**TASK TO COMPLETE:**
Check each line of the records below for the word "this" and copy those where it appears.

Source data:
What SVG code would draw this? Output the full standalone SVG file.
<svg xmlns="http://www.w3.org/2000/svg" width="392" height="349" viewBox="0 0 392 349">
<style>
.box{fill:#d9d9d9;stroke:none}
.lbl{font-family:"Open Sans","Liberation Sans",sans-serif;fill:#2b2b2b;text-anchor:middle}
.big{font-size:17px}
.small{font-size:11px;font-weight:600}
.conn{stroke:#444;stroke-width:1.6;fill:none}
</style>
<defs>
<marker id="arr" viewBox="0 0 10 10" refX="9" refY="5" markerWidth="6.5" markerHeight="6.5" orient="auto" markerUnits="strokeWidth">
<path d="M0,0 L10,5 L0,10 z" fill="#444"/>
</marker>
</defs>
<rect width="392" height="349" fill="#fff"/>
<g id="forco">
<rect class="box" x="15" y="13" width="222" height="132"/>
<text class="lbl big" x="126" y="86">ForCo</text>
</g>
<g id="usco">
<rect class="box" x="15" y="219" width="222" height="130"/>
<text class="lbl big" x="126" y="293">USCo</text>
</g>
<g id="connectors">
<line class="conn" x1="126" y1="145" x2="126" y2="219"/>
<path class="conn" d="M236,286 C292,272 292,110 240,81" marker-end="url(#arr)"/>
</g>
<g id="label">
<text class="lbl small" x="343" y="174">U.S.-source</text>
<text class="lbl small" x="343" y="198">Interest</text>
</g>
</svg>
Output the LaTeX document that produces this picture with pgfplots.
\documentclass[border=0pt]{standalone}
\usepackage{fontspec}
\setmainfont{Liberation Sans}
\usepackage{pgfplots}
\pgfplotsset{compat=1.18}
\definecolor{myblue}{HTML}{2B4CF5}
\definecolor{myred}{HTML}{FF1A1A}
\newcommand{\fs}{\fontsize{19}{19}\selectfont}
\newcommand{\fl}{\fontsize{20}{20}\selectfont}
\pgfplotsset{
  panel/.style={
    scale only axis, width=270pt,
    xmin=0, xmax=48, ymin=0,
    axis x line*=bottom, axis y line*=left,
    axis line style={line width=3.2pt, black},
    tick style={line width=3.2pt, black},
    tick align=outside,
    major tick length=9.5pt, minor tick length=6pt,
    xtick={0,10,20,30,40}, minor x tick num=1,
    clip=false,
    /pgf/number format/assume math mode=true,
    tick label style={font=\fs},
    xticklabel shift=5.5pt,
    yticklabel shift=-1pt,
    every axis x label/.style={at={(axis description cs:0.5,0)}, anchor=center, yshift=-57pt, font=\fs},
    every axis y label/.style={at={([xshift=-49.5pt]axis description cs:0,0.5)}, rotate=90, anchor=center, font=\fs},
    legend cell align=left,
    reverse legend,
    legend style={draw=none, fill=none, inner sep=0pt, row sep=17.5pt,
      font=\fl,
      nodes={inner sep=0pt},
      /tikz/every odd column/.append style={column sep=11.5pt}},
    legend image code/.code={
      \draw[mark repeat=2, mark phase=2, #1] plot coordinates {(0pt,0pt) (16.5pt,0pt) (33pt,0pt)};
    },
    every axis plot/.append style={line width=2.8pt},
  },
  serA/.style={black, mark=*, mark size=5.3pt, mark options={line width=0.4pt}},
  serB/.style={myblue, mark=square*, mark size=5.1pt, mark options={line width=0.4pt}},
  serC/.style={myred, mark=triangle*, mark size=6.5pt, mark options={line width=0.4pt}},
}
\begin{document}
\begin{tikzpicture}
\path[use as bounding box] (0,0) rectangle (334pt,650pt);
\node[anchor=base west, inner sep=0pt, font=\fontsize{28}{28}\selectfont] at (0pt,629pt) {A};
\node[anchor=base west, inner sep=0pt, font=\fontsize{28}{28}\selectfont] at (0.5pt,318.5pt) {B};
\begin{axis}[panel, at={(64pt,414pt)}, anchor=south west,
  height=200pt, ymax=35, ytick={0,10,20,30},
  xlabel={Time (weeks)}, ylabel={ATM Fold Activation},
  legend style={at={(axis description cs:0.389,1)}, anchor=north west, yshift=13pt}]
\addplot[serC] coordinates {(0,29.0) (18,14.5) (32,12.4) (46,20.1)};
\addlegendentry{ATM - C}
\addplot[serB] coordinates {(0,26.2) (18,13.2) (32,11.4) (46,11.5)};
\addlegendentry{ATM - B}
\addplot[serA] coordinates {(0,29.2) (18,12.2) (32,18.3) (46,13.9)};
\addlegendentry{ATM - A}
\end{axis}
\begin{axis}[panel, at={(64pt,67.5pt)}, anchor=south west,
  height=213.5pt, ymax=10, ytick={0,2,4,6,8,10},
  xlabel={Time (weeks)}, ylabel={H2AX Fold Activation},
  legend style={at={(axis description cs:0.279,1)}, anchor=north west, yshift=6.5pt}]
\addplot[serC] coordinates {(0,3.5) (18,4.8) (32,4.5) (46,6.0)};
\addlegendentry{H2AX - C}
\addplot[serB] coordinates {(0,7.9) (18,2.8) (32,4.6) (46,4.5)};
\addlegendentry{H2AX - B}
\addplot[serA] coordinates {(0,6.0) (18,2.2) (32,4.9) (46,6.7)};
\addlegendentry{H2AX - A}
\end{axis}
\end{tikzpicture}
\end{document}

**THE OUTPUT:**
What SVG code would draw this? Output the full standalone SVG file.
Output the LaTeX document that produces this picture with pgfplots.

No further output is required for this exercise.